The images were captured by the satellite's Omega imager, a combined camera and spectrometer that divides light into its components, like a prism and analyzes the chemicals involved in producing the light.
Jean-Pierre Bibring of the Space Astrophysics Institute of Orsay, France, one of Omega's developers, said the instrument's ability to read the spectral "signature" of water and carbon dioxide ice has laid to rest any doubt.
At a press briefing in Darmstadt, Germany, Bibring said that up to now, "relatively thin evidence has been presented as a reality. Here we have the [water] molecule itself that we can see from Omega's ability to reveal the composition of the solids and gases on the Mars surface. I wouldn't call it a discovery."

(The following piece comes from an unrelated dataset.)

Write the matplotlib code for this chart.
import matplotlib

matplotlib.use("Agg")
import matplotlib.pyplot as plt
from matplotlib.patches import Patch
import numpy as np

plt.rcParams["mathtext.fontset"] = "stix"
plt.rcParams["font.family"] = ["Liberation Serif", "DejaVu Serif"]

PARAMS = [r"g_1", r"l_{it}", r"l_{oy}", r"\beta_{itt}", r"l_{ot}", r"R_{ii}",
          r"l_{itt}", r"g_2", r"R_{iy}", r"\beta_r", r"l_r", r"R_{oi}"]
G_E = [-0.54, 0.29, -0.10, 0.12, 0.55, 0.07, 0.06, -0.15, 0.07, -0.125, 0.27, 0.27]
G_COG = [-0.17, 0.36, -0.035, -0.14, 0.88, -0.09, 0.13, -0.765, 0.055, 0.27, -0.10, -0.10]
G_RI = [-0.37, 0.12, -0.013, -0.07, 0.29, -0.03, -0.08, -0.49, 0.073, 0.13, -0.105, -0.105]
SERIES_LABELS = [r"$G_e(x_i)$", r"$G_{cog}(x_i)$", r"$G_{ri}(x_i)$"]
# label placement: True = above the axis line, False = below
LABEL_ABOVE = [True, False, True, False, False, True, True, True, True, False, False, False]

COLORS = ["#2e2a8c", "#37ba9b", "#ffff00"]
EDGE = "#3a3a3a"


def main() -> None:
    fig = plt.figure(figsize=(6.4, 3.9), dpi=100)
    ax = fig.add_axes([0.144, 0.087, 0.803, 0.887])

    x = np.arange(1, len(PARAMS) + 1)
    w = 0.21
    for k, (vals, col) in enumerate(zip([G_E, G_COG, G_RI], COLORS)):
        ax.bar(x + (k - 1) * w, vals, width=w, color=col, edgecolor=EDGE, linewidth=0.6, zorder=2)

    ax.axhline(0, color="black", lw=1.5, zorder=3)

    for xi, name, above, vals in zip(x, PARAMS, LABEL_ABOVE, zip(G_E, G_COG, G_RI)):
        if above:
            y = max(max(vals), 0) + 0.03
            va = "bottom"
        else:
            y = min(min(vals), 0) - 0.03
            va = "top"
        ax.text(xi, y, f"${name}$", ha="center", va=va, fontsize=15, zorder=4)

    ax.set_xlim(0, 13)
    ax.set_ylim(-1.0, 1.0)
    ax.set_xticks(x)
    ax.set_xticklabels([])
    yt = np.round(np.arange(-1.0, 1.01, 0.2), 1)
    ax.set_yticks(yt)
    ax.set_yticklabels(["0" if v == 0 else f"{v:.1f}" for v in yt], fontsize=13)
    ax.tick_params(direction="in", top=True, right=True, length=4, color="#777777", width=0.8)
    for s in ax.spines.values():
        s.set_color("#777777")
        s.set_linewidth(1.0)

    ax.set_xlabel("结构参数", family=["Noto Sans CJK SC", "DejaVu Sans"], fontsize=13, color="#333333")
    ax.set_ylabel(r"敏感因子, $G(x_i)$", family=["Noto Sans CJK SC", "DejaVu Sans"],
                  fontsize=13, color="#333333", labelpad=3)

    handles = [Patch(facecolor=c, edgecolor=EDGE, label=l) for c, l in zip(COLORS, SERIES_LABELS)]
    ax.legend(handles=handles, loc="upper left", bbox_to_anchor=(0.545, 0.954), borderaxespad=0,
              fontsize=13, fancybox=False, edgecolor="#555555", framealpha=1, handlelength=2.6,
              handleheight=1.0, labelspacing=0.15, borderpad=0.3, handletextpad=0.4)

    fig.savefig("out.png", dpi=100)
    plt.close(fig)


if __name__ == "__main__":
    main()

In a bit of international sparring, some NASA scientists said the finding was expected and confirmed what was known.
Photo evidence too
The European orbiter also returned a new high-resolution image of a channel called the Reull Vallis. Scientists suspect it might have been formed long ago by flowing water, but some researchers say other material -- perhaps carbon dioxide, lava or muddy mixtures -- could have created the many channels on the red planet.
The designer of Mars Express' High-Resolution Stereo Camera says the new image shows dry channels where water once flowed. In an interview, Gerhard Neukum of Germany's Free University of Berlin said it is too early to determine the composition of the black-colored substance at the bottom of the now dry river beds.
"These images' black areas are not shadows," Neukum said of the first pictures captured by the orbiter on Jan. 15. "It is material that was deposited at the bottom of these rivers."
Asked how he could be certain that the winding gashes in Mars' surface were in fact river beds, he said: "There is no other phenomena that we know of that would produce these effects. It is fair to say we are sure this is evidence of once-flowing water on the surface of Mars."
Neukum also said the colors of the images produced by the stereo camera is as realistic as possible and are not enhanced to provide additional details. "What you are seeing is real," he said.